A coluna procurou a assessoria do Ministério do Meio Ambiente na noite desta terça-feira (14). A assessoria informou que o órgão não se manifestaria. Em entrevista ao jornal "O Estado de S.Paulo" nesta segunda-feira (13), Salles foi indagado sobre os comentários de que seu cargo estava em risco no governo.

Essa escolha é do presidente da República. Ele é que tem fazer isso. Temos de receber as críticas com naturalidade e corrigir se tiver algo a fazer. O governo tem um nível técnico elevado. A gente tem de olhar para a frente e trabalhar em conjunto. O governo tem muita coerência e homogeneidade.
Ricardo Salles, ministro do Meio Ambiente

O ministro disse ainda que "é necessária ter uma postura firme das atividades ilegais de toda a natureza: garimpo ilegal, de madeira, de grilagem de terra. Isso compõe o primeiro pilar da estratégia do governo".

Garimpeiro estima 1 milhão de pessoas na atividade na Amazônia

Outro ácido crítico das ONGs na Amazônia, José Altino diz que os garimpeiros não são os vilões do desmatamento, mas sim as estradas abertas pelo poder público. "Veja o sul do Pará. Hoje tem um município lá que é o maior criador de bovino do país, tem mais de 1,5 milhão de cabeças de gado. Isso porque asfaltaram as rodovias. Os garimpeiros não têm nada a ver com isso."

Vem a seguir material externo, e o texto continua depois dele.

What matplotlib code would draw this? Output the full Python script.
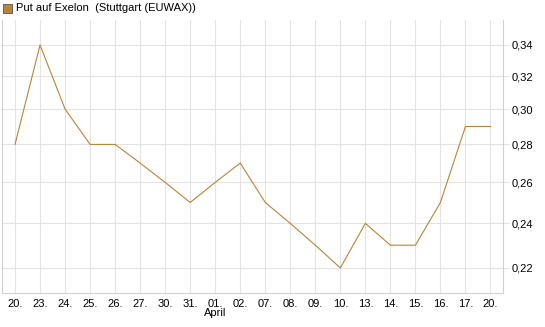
import numpy as np
import matplotlib
matplotlib.use("Agg")
import matplotlib.pyplot as plt
import matplotlib.patches as mpatches
from matplotlib.ticker import FixedLocator, NullLocator

plt.rcParams['font.family'] = ['Liberation Sans', 'DejaVu Sans']

# data
dates = ["20.", "23.", "24.", "25.", "26.", "27.", "30.", "31.", "01.", "02.",
         "07.", "08.", "09.", "10.", "13.", "14.", "15.", "16.", "17.", "20."]
prices = [0.28, 0.34, 0.30, 0.28, 0.28, 0.27, 0.26, 0.25, 0.26, 0.27,
          0.25, 0.24, 0.23, 0.22, 0.24, 0.23, 0.23, 0.25, 0.29, 0.29]
y_ticks = [0.22, 0.24, 0.26, 0.28, 0.30, 0.32, 0.34]
month_label = "April"
month_index = 8
title = "Put auf Exelon  (Stuttgart (EUWAX))"

line_color = '#b5853a'
grid_color = '#e3e3e3'

fig = plt.figure(figsize=(5.45, 3.27), dpi=100)
ax = fig.add_axes([2 / 545, 34 / 327, 501 / 545, 273 / 327])

x = np.arange(len(dates))
ax.plot(x, prices, color=line_color, lw=0.8, zorder=3)

ax.set_yscale('log')
ax.set_ylim(0.2095, 0.357)
ax.set_xlim(-0.52, len(dates) - 1 + 0.5)

ax.yaxis.set_major_locator(FixedLocator(y_ticks))
ax.yaxis.set_minor_locator(NullLocator())
ax.set_yticklabels([f"{v:.2f}".replace('.', ',') for v in y_ticks])
ax.yaxis.tick_right()
ax.tick_params(axis='y', length=4, color=grid_color, labelsize=8, pad=2)

ax.set_xticks(x)
ax.set_xticklabels(dates)
ax.tick_params(axis='x', length=0, labelsize=8, pad=4)

ax.grid(True, color=grid_color, lw=0.8, zorder=0)
ax.spines['top'].set_visible(False)
for side in ['left', 'bottom', 'right']:
    ax.spines[side].set_color('#d0d0d0')

ax.text(month_index, -0.055, month_label, transform=ax.get_xaxis_transform(),
        ha='center', va='top', fontsize=8)

# legend box at top left
fig.patches.append(mpatches.Rectangle((3 / 545, 1 - 13 / 327), 9 / 545, 9 / 327,
                                      transform=fig.transFigure, facecolor=line_color,
                                      edgecolor='#555555', lw=0.6))
fig.text(16 / 545, 1 - 8 / 327, title, ha='left', va='center', fontsize=8)

fig.savefig("out.png", dpi=100)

Segundo Altino, a primeira medida de um novo ministro do Meio Ambiente seria fazer "um amplo censo, um levantamento" sobre a atividade garimpeira na Amazônia. Ele diz que há mais de 1 milhão de garimpeiros na região, que extrairiam "uns R$ 26 bilhões por ano".

Para Altino, o governo deveria dizer que "onde estiver o garimpo associado com o desmatamento, não aceitaria" permissão de lavra. Mas "onde o garimpo estiver sadio, sem danos ambientais grandes ou qualquer coisa assim, não teria problema".